Asia-Pacific Forum on Science Learning and Teaching, Volume 18, Issue 2, Article 11 (Dec., 2017) |
There has been a common view that motivating students at the beginning of a lesson is an important factor for classroom management because their attention is distracted easily by unnecessary things. So teachers should be able to arouse interest on lessons, accordingly, on them. At the beginning of a lesson, they may talk about a discrepant event to draw attention, determine concepts students already have and encourage participation. If discrepant events are arranged properly, conditions are provided for active participation to lessons.

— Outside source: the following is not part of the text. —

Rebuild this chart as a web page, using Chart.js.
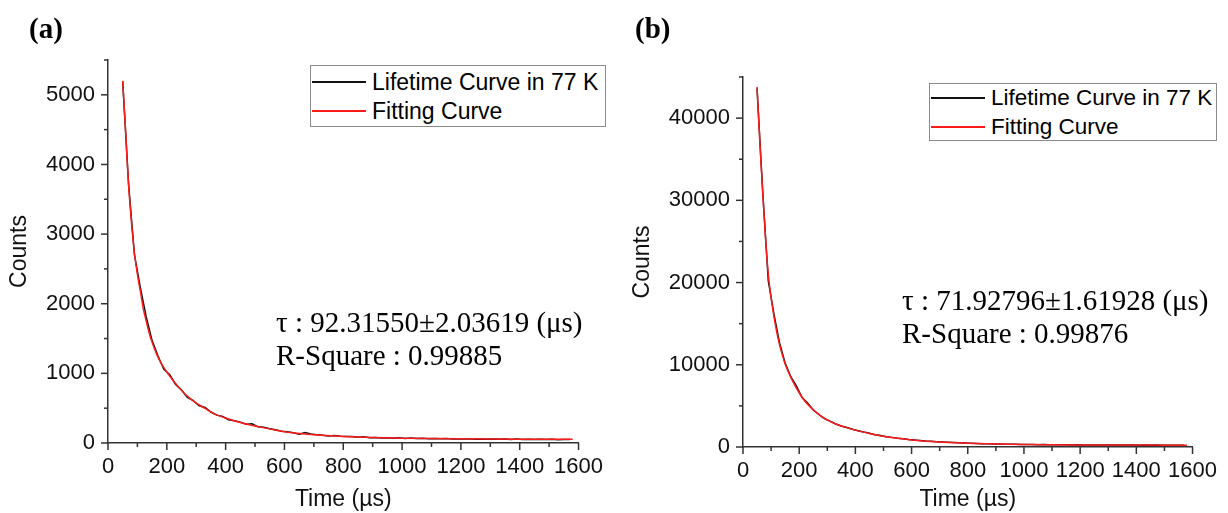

Discrepant events which come from an idea that “Two things that usually pique the interests of students in science classes are sports (1) and observing the unexpected (2)” (Mason, Griffith, Hogue, Holley & Hunter, 2004) and come from Festinger's(1957) theory called Theory of Cognitive Dissonance can be defined as; contrary to previous experience believed to be true, are events which has unexpected results used to compare students together with their beliefs and to attract their attention (Misiti, 2000). They are used for the purpose of attracting students’ attention, encouraging them to think about a topic, stimulating them to work out a contradictory case by changing usual way of thinking (creating cognitive imbalance) and make them research to find a reasonable explanation, improving their inquiry abilities, helping them to be mentally more qualified in cases of curiosity and the unknown (Weller, 2008).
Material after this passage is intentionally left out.